Rockingham County Superior Court Judge David W. Ruoff dismissed the charges in June 2023, saying the Attorney-General’s Office’s interpretation of the act was unconstitutionally broad, a decision upheld by the Supreme Court. The American Civil Liberties Union of New Hampshire provided the group with legal support.
““We hold that, to state a claim for a violation of the Act predicated upon actual trespass on property, the State must establish that the actor, with knowledge that he or she is not licensed or privileged to do so, enters land in the possession of another or causes a thing or a third person to do so … and that the trespass was ‘motivated by race, color, religion, national origin, ancestry, sexual orientation, sex, gender identity, or disability’,” Justice MacDonald wrote.
Mr Hood told Noticer News he was grateful for the support he had received while the group was dealing with political lawfare, with two other cases still before the courts.
“We are still fighting a Civil Rights case in Massachusetts over our protests outside of migrant hotels, drag queen story hours, and Antifa events, and another in New Hampshire over our drag queen story hour protest in Concord a few summers ago,” he said.
“We are facing fines, discovery, and criminal injunctions.
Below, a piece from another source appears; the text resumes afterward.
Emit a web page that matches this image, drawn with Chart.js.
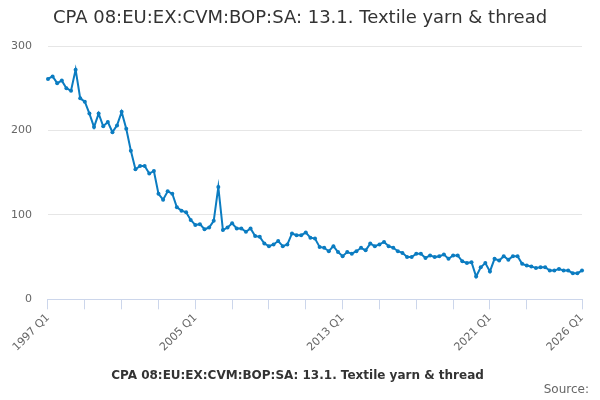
<!DOCTYPE html>
<html>
<head>
<meta charset="utf-8">
<script src="https://cdn.jsdelivr.net/npm/chart.js@4/dist/chart.umd.min.js"></script>
<style>
  html, body { margin: 0; padding: 0; background: #fff; }
  #wrap { width: 600px; height: 400px; }
</style>
</head>
<body>
<div id="wrap"><canvas id="mycanvas"></canvas></div>
<script>
// quarters 1997 Q1 .. 2026 Q1
var firstYear = 1997;
var quarters = [];
for (var i = 0; i < 117; i++) {
  quarters.push((firstYear + Math.floor(i / 4)) + " Q" + (i % 4 + 1));
}

var values = [
  261, 264, 256, 259, 250, 247, 272, 238, 234, 220,
  204, 220, 205, 210, 198, 206, 222, 202, 176, 154,
  158, 158, 149, 152, 125, 118, 128, 125, 109, 105,
  103, 94, 88, 89, 83, 85, 93, 133, 82, 85,
  90, 84, 84, 80, 84, 75, 74, 66, 63, 65,
  69, 63, 65, 78, 76, 76, 79, 73, 72, 62,
  61, 57, 63, 56, 51, 56, 54, 57, 61, 58,
  66, 63, 65, 68, 63, 61, 57, 55, 50, 50,
  54, 54, 49, 52, 50, 51, 53, 48, 52, 52,
  45, 43, 44, 27, 38, 43, 33, 48, 46, 51,
  47, 51, 51, 42, 40, 39, 37, 38, 38, 34,
  34, 36, 34, 34, 31, 31, 34
];

var tickLabels = ["1997 Q1", "2005 Q1", "2013 Q1", "2021 Q1", "2026 Q1"];
var yTicks = [0, 100, 200, 300];
var seriesName = "CPA 08:EU:EX:CVM:BOP:SA: 13.1. Textile yarn & thread";
var sourceText = "Source:";

var blue = "#0b7cc1";
var font = "'DejaVu Sans', sans-serif";

// title and source line drawn by hand so they sit where the original has them
var textPlugin = {
  id: "texts",
  afterDraw: function(chart) {
    var c = chart.ctx;
    c.save();
    c.fillStyle = "#333333";
    c.font = "18px " + font;
    c.textAlign = "center";
    c.textBaseline = "middle";
    c.fillText(seriesName, 300, 18);
    c.fillStyle = "#666666";
    c.font = "12px " + font;
    c.textAlign = "right";
    c.fillText(sourceText, 589, 390);
    c.restore();
  }
};

var ctx = document.getElementById("mycanvas");

var LineGraph = new Chart(ctx, {
  type: "line",
  data: {
    labels: quarters,
    datasets: [{
      label: seriesName,
      data: values,
      borderColor: blue,
      backgroundColor: blue,
      borderWidth: 2,
      pointRadius: 2,
      pointHoverRadius: 3,
      pointBackgroundColor: blue,
      pointBorderWidth: 0,
      tension: 0,
      fill: false
    }]
  },
  options: {
    responsive: true,
    maintainAspectRatio: false,
    animation: false,
    layout: { padding: { left: -5, right: 18, top: 46, bottom: 8 } },
    plugins: {
      title: { display: false },
      legend: {
        position: "bottom",
        labels: {
          color: "#333333",
          font: { family: font, size: 12, weight: "bold" },
          usePointStyle: true,
          pointStyle: "line",
          boxWidth: 16,
          padding: 14
        }
      },
      tooltip: { enabled: false }
    },
    scales: {
      x: {
        type: "category",
        offset: false,
        afterBuildTicks: function(scale) {
          var t = [];
          for (var v = 0; v <= 104; v += 8) t.push({ value: v });
          t.push({ value: 116 });
          scale.ticks = t;
        },
        ticks: {
          autoSkip: false,
          minRotation: 45,
          maxRotation: 45,
          color: "#666666",
          font: { family: font, size: 11 },
          padding: 2,
          callback: function(v) {
            var q = quarters[v];
            return tickLabels.indexOf(q) >= 0 ? q : "";
          }
        },
        grid: {
          drawOnChartArea: false,
          drawTicks: true,
          tickLength: 10,
          color: "#ccd6eb"
        },
        border: { color: "#ccd6eb", width: 1 }
      },
      y: {
        min: 0,
        max: 300,
        afterBuildTicks: function(scale) {
          scale.ticks = yTicks.map(function(v) { return { value: v }; });
        },
        ticks: {
          color: "#666666",
          font: { family: font, size: 11 },
          padding: 16
        },
        grid: {
          color: "#e6e6e6",
          drawTicks: false
        },
        border: { display: false }
      }
    }
  },
  plugins: [textPlugin]
});
</script>
</body>
</html>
These cases have presented us with unprecedented legal complications, not just for myself but for the organisation and its members as a whole.
“For now, our legal team has advised us to halt public activism operations, but we will continue to resist this lawfare and remain optimistic for the future.”
Mr Hood has set up a GiveSendGo fundraising page to fight the remaining lawsuits, which he called “a frivolous and poorly executed attempt to drag us into litigation and distract us from our purpose as the tip of the spear in the struggle for New Englanders’ sovereignty and security”.